§ YOUR OBJECTIVE
Extract the lines from the start through the line that holds "Chart.register(...registerables);", both included, omitting all images.

§ RECORDED DATA
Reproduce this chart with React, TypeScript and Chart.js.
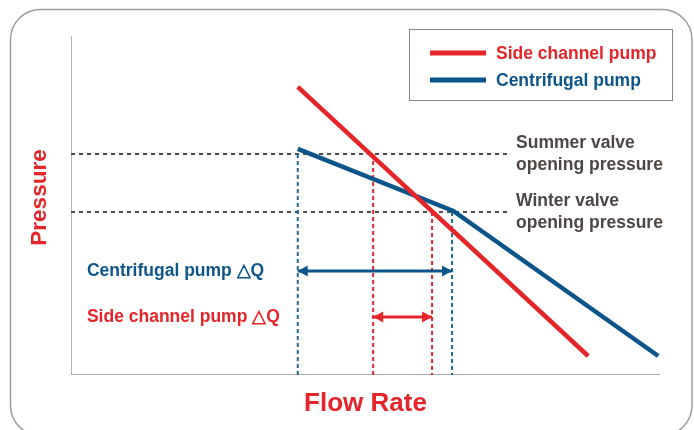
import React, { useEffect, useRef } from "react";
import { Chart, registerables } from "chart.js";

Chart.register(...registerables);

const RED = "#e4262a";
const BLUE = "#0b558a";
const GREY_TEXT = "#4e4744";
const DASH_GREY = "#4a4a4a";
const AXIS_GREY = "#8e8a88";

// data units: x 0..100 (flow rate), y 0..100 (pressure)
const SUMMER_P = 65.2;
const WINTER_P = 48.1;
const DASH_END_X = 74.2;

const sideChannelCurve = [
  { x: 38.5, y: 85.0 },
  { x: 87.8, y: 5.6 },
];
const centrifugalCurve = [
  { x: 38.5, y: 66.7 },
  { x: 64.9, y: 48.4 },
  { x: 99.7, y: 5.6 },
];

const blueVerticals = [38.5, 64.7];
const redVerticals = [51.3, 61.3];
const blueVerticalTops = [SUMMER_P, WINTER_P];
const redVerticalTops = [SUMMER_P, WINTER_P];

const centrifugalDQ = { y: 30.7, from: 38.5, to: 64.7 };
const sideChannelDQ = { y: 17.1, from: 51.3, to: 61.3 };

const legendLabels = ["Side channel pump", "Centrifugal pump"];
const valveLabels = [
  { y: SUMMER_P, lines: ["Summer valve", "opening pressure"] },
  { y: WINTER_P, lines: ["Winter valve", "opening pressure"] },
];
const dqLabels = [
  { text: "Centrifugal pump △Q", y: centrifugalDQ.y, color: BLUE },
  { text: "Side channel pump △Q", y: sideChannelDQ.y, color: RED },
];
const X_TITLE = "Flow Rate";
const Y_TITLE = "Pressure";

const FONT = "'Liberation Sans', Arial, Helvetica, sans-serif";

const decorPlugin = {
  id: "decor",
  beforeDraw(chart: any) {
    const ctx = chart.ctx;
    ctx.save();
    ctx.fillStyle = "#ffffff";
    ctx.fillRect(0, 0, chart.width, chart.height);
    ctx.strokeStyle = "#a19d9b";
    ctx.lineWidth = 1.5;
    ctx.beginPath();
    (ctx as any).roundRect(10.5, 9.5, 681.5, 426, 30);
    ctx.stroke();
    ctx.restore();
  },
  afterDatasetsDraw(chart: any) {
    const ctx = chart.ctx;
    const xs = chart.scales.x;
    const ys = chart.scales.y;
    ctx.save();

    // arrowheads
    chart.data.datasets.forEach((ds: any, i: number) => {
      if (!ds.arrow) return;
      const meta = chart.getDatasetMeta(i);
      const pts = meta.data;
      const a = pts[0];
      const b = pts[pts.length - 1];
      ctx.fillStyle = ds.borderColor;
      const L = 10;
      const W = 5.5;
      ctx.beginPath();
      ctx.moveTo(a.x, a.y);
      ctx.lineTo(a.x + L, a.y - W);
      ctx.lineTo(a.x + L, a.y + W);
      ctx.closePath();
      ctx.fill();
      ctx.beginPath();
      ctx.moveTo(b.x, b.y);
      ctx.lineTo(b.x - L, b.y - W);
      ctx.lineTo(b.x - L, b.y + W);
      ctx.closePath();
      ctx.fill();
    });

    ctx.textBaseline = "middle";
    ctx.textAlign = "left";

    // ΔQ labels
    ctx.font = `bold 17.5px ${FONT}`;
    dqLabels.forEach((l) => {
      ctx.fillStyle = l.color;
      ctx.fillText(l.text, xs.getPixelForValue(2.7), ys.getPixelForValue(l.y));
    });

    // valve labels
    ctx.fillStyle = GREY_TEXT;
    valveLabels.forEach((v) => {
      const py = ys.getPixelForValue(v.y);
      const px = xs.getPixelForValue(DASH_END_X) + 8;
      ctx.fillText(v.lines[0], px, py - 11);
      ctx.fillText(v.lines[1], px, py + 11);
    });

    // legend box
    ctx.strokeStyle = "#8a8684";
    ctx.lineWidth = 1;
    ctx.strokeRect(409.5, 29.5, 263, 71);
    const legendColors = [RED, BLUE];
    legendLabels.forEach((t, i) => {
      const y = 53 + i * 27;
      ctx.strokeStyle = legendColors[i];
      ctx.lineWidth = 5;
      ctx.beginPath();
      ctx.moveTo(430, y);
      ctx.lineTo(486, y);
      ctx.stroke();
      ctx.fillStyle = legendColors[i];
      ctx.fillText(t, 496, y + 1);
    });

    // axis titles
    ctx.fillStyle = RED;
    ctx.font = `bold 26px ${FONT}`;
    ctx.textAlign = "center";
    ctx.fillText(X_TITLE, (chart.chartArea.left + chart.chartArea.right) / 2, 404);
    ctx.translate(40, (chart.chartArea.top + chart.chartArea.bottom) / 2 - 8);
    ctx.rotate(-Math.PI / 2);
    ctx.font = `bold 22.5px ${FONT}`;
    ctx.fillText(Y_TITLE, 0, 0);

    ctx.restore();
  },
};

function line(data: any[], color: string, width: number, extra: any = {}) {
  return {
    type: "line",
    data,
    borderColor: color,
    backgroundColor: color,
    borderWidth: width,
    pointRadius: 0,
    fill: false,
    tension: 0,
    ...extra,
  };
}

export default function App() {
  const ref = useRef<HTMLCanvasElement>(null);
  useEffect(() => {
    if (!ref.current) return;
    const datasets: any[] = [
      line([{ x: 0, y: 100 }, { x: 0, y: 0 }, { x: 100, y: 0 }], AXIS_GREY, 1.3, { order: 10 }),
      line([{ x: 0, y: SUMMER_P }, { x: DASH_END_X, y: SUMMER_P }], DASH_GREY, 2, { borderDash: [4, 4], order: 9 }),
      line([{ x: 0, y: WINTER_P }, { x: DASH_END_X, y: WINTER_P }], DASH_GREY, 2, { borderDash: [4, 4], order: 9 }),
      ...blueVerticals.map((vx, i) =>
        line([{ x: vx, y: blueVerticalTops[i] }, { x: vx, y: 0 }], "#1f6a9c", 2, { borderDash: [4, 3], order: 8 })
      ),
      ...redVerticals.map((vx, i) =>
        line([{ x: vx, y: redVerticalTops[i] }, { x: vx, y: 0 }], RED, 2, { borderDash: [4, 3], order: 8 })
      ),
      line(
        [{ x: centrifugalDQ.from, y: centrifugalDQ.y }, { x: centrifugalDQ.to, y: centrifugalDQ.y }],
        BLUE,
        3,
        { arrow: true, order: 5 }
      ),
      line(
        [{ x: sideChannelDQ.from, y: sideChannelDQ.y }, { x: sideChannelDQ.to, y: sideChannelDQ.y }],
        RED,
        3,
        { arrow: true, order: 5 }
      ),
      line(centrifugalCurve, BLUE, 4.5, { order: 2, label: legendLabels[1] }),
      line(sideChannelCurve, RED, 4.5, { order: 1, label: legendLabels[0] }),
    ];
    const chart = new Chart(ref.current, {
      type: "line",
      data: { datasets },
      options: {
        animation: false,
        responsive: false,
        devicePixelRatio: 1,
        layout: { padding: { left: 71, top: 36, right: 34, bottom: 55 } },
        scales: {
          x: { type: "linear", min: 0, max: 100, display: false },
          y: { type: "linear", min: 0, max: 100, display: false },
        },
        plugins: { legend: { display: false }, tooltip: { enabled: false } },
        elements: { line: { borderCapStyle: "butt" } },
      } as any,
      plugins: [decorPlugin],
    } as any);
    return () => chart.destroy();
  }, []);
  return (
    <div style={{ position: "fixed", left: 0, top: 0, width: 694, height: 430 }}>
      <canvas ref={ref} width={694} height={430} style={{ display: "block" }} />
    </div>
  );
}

§ OUTPUT FOR THIS TASK
Reproduce this chart with React, TypeScript and Chart.js.
import React, { useEffect, useRef } from "react";
import { Chart, registerables } from "chart.js";

Chart.register(...registerables);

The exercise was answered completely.